Scouting Venice

By David Garneau

Despite the singing of cheery gondoliers and their accordion-playing compatriots below my window, I slept off the jet lag, and so missed the Maori warriors dancing in Venice’s San Marco Square. My more durable traveling companion, Guy Sioui Durand, was up and at it. He assures me that the anomalous scene, at this former staging ground for the crusades and empire, did occur and was inspiring.

Guy (Wendake, Quebec) Patricia Deadman (Woodstock, Ontario), Leanne L’Hirondelle (Ottawa), Steven Loft (Ottawa) and I (Regina, SK), were members of a scouting party of Aboriginal curators led by Jim Logan and sponsored by the Canada Council. The Venice Biennale is the art world’s most prestigious event and I, for one, was awed by the odd site: an almost painfully beautiful museum of a city improbably built on dozens of small islands, hosting some of the strangest art and richest people on the planet.

While we were there to be overwhelmed and astonished by the national pavilions at the Gardini and Arsenal and exhausted by searching for the most interesting off-site exhibitions (In-Finitum, Glass Stress, Mona Hartoum*.), we were also hunting for Indigeneity. There were hopeful signs in the form of Canadian Dean Baldwin’s “Algonquin Tiki Tiki Hut.” Among their fun interventions, Baldwin and his Reverse Pedagogy crew paddled canoes through the canals. Alas, it was a Red herring. The hut only exploited the Algonquin reference to add some Canuck colour to the project: no actual Indians were involved in the event.

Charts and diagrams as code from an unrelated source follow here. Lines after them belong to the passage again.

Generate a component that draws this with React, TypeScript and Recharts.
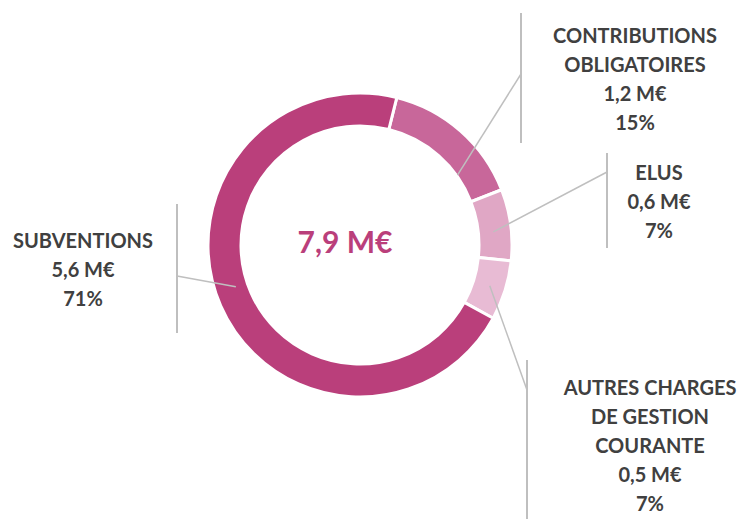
import React from "react";
import { PieChart, Pie, Cell } from "recharts";

const categories = [
  ["CONTRIBUTIONS", "OBLIGATOIRES"],
  ["ELUS"],
  ["AUTRES CHARGES", "DE GESTION", "COURANTE"],
  ["SUBVENTIONS"],
];
const amounts = [1.2, 0.6, 0.5, 5.6];
const amountLabels = ["1,2 M€", "0,6 M€", "0,5 M€", "5,6 M€"];
const percentLabels = ["15%", "7%", "7%", "71%"];
const totalLabel = "7,9 M€";

const colors = ["#C8679A", "#E0A7C5", "#E8BBD4", "#BA3F7B"];
const FONT = "Lato, 'Open Sans', sans-serif";
const LINE_H = 29;

// where each label block sits, and its gray bracket
const labelLayout = [
  { tx: 635, ty: 35, bx: 521, by1: 13, by2: 143, jy: 74, shift: 13, r: 120 },
  { tx: 659, ty: 172, bx: 607, by1: 153, by2: 248, jy: 172, shift: 2, r: 134 },
  { tx: 650, ty: 387, bx: 527, by1: 360, by2: 519, jy: 390, shift: 0, r: 136 },
  { tx: 83, ty: 240, bx: 177, by1: 204, by2: 333, jy: 276, shift: 5, r: 131 },
];

const data = amounts.map((v, i) => ({ name: categories[i].join(" "), value: v }));

const RAD = Math.PI / 180;

function renderLabel(props: any) {
  const { cx, cy, midAngle, index } = props;
  const l = labelLayout[index];
  const a = (midAngle - l.shift) * RAD;
  const sx = cx + l.r * Math.cos(-a);
  const sy = cy + l.r * Math.sin(-a);
  const lines = [...categories[index], amountLabels[index], percentLabels[index]];
  return (
    <g key={`lbl-${index}`}>
      <line x1={sx} y1={sy} x2={l.bx} y2={l.jy} stroke="#BFBFBF" strokeWidth={1.5} />
      <line x1={l.bx} y1={l.by1} x2={l.bx} y2={l.by2} stroke="#BFBFBF" strokeWidth={2} />
      {lines.map((t, k) => (
        <text
          key={k}
          x={l.tx}
          y={l.ty + k * LINE_H}
          textAnchor="middle"
          dominantBaseline="central"
          fill="#404040"
          fontFamily={FONT}
          fontWeight={700}
          fontSize={20}
        >
          {t}
        </text>
      ))}
    </g>
  );
}

export default function App() {
  return (
    <div style={{ position: "absolute", left: 0, top: 0, background: "#fff" }}>
      <PieChart width={741} height={519}>
        <Pie
          data={data}
          dataKey="value"
          cx={355}
          cy={240}
          innerRadius={119}
          outerRadius={152}
          startAngle={76}
          endAngle={-284}
          stroke="#fff"
          strokeWidth={3}
          label={renderLabel}
          labelLine={false}
          isAnimationActive={false}
        >
          {data.map((d, i) => (
            <Cell key={d.name} fill={colors[i]} />
          ))}
        </Pie>
        <text
          x={345}
          y={241}
          textAnchor="middle"
          dominantBaseline="central"
          fill="#BA3F7B"
          fontFamily={FONT}
          fontWeight={700}
          fontSize={30}
        >
          {totalLabel}
        </text>
      </PieChart>
    </div>
  );
}
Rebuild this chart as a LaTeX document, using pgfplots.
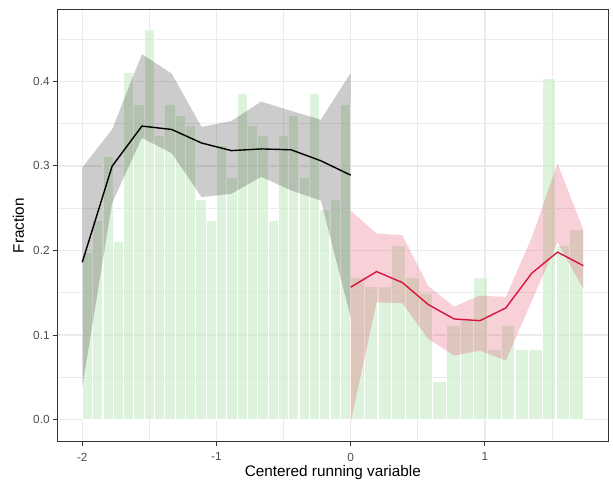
\documentclass[border=0pt]{standalone}
\usepackage{pgfplots}
\usepackage{pgfplotstable}
\pgfplotsset{compat=1.18}
\usepackage{fontspec}
\setmainfont{Liberation Sans}

\definecolor{grey20}{RGB}{51,51,51}
\definecolor{grey30}{RGB}{77,77,77}
\definecolor{grey92}{RGB}{235,235,235}
\definecolor{barfill}{RGB}{200,235,195}
\definecolor{fitred}{RGB}{220,20,60}

% share of observations per bin, below the cutoff (left edge of each bin; last row closes the interval)
\pgfplotstableread{
x y
-2.00000 0.198
-1.92308 0.235
-1.84615 0.311
-1.76923 0.211
-1.69231 0.410
-1.61538 0.373
-1.53846 0.461
-1.46154 0.336
-1.38462 0.373
-1.30769 0.360
-1.23077 0.348
-1.15385 0.260
-1.07692 0.235
-1.00000 0.324
-0.92308 0.286
-0.84615 0.386
-0.76923 0.348
-0.69231 0.336
-0.61538 0.235
-0.53846 0.336
-0.46154 0.360
-0.38462 0.286
-0.30769 0.386
-0.23077 0.249
-0.15385 0.260
-0.07692 0.373
 0.00000 0.373
}\binsbelow

% share of observations per bin, above the cutoff
\pgfplotstableread{
x y
0.00000 0.168
0.10196 0.158
0.20392 0.158
0.30588 0.206
0.40784 0.168
0.50980 0.149
0.61176 0.045
0.71373 0.111
0.81569 0.120
0.91765 0.168
1.01961 0.083
1.12157 0.111
1.22353 0.083
1.32549 0.083
1.42745 0.403
1.52941 0.206
1.63137 0.2245
1.73333 0.2245
}\binsabove

% local fit below the cutoff
\pgfplotstableread{
x fit
-2.00000 0.186
-1.77778 0.2995
-1.55556 0.347
-1.33333 0.343
-1.11111 0.327
-0.88889 0.318
-0.66667 0.320
-0.44444 0.319
-0.22222 0.306
 0.00000 0.289
}\fitbelow

% local fit above the cutoff
\pgfplotstableread{
x fit
0.00000 0.1565
0.19259 0.175
0.38519 0.162
0.57778 0.136
0.77037 0.119
0.96296 0.117
1.15556 0.132
1.34815 0.173
1.54074 0.198
1.73333 0.182
}\fitabove

\begin{document}
\begin{tikzpicture}
\useasboundingbox (0pt,0pt) rectangle (613pt,485pt);
\begin{axis}[
  at={(57.2pt,43.2pt)}, anchor=south west,
  scale only axis, width=551.2pt, height=432.2pt,
  xmin=-2.18667, xmax=1.92, ymin=-0.0262, ymax=0.4847,
  xtick={-2,-1,0,1}, xticklabels={-2,-1,0,1},
  ytick={0,0.1,0.2,0.3,0.4}, yticklabels={0.0,0.1,0.2,0.3,0.4},
  minor xtick={-1.5,-0.5,0.5,1.5},
  minor ytick={0.05,0.15,0.25,0.35,0.45},
  grid=both,
  major grid style={grey92, line width=1.4pt},
  minor grid style={grey92, line width=0.7pt},
  minor tick length=0pt,
  major tick length=3.8pt,
  tick align=outside, tick pos=left,
  tick style={grey20, line width=0.9pt},
  axis line style={grey20, line width=0.9pt},
  ticklabel style={font=\fontsize{11.8}{14}\selectfont, text=grey30, inner sep=0pt},
  xticklabel style={yshift=-7pt},
  yticklabel style={xshift=-3.6pt},
  every axis x label/.style={at={(axis description cs:0.5,-0.0705)}, anchor=center,
    inner sep=0pt, font=\fontsize{15.3}{18}\selectfont},
  every axis y label/.style={at={(axis description cs:-0.0705,0.5)}, anchor=center,
    rotate=90, inner sep=0pt, font=\fontsize{15.3}{18}\selectfont},
  xlabel={Centered running variable},
  ylabel={Fraction},
]
% histogram bins
\addplot[ybar interval, fill=barfill, fill opacity=0.6, draw=white, line width=1.2pt]
  table[x=x, y=y] {\binsbelow};
\addplot[ybar interval, fill=barfill, fill opacity=0.6, draw=white, line width=1.2pt]
  table[x=x, y=y] {\binsabove};

% confidence bands
\addplot[draw=none, fill=black, fill opacity=0.2] coordinates {
  (-2.00000,0.298) (-1.77778,0.343) (-1.55556,0.432) (-1.33333,0.409)
  (-1.11111,0.346) (-0.88889,0.353) (-0.66667,0.376) (-0.44444,0.365)
  (-0.22222,0.3545) (0.00000,0.410)
  (0.00000,0.121) (-0.22222,0.259) (-0.44444,0.271) (-0.66667,0.287)
  (-0.88889,0.267) (-1.11111,0.263) (-1.33333,0.315) (-1.55556,0.333)
  (-1.77778,0.256) (-2.00000,0.038)
} -- cycle;
\addplot[draw=none, fill=fitred, fill opacity=0.2] coordinates {
  (0.00000,0.247) (0.19259,0.220) (0.38519,0.218) (0.57778,0.158)
  (0.77037,0.1336) (0.96296,0.1466) (1.15556,0.145) (1.34815,0.215)
  (1.54074,0.303) (1.73333,0.2245)
  (1.73333,0.1545) (1.54074,0.2096) (1.34815,0.140) (1.15556,0.0697)
  (0.96296,0.0816) (0.77037,0.0757) (0.57778,0.0954) (0.38519,0.1375)
  (0.19259,0.1387) (0.00000,-0.003)
} -- cycle;

% fitted lines
\addplot[black, line width=1.4pt] table[x=x, y=fit] {\fitbelow};
\addplot[fitred, line width=1.4pt] table[x=x, y=fit] {\fitabove};
\end{axis}
\end{tikzpicture}
\end{document}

The most substantial Indigenous presence was Australia’s off-site exhibition, One Removed, curated by Felicity Fenner, which included Vernon Ah Kee’s remarkable Cant Chant (Wegrewhere). A year ago, Jim Logan and the Canada Council shepherded a previous contingent of curators to Sydney, where we met Vernon. Thanks to that connection, curator Michelle Lavallee (Mackenzie Art Gallery, Regina) was able to coax him to the Prairies for a month-long artist residency and exhibition this summer. Cant Chant includes wall texts, customized surfboards and a surfing movie. Tough, funny and poignant, the show is about negotiating contemporary Aboriginal identities, honouring those who made it possible and messing with those who resist. The show translates well to Canadian Indigenous experience.

Perhaps the most remarkable moment of Aboriginality was curator Nancy Marie Mithlo’s exhibition of photographic prints by Native American artists Tom Jones and Andrea Carlson, Rendevoused: to go somewhere. The show was accompanied by a panel discussion where Jones explained that his photographs of what I thought were German re-enactors in ‘Indian’ drag, turned out to be mid-Western Americans with some Aboriginal ancestry who were using dress-up as a means to imaginatively reconnect with their culture. The works are sincere and poignant, a little sad, a little funny and deeply puzzling. Amid the drama and scale of other displays, the small storefront style space was modest and miraculous.

For several years, the generous and intelligent Mithlo (University of Wisconsin, Madison), has nurtured a relationship with the Università Ca’ Foscari Venezia who provided the space. We learned from her and from Tamara Andruszkiewicz (who was, as of our meeting, the coordinator of the Canadian Pavilion for 16 years), just how costly and difficult it is to mount even a small show. We were curious to know what it would take to set up our own exhibition. First, you have to raise about 25,000 euros for the privilege of being recognized as an off-site entry, get in the catalogue, guidebooks and maps. A simple space might cost another 10,000+ euros a month *the Biennale runs five months. Then you have to ship the work, refurbish the space, pay staff and their accommodations (very expensive), and pay the artists (?!). The budget for the Canadian pavilion, which showed four projections by Mark Lewis, had a budget of $1.3 million*peanuts compared to most other pavilions. It is a daunting prospect, but worth the contemplation.

After Venice, the Basel art fair was the next stop for the culturati whose ranks we had temporarily joined. Billions of dollars worth of art are housed in hundreds of stalls for throngs of avid cool-scouts and shoppers. It is like the Calgary Stampede art fair except much, much bigger and without Indians. The money, competition, beauty and strangeness beggar description.

I am still absorbing the shock of this, my first trip to Europe and artopia. The history, culture and wealth were overwhelming. It was important to experience another aspect of the culture machine first hand. Just as important was the opportunity to see and debate about it with fellow Aboriginal curators. After our mission to Australia in 2008, I was invited back eleven months later to do a keynote at a conference on Indigenous art after the Apologies, and I am working toward a traveling exhibition of Australian and Canadian Aboriginal artists. As a delegate, I met artists and curators I might not have otherwise had an audience. I trust that this program will continue and increase in ambition and increase the ambitions of those invited.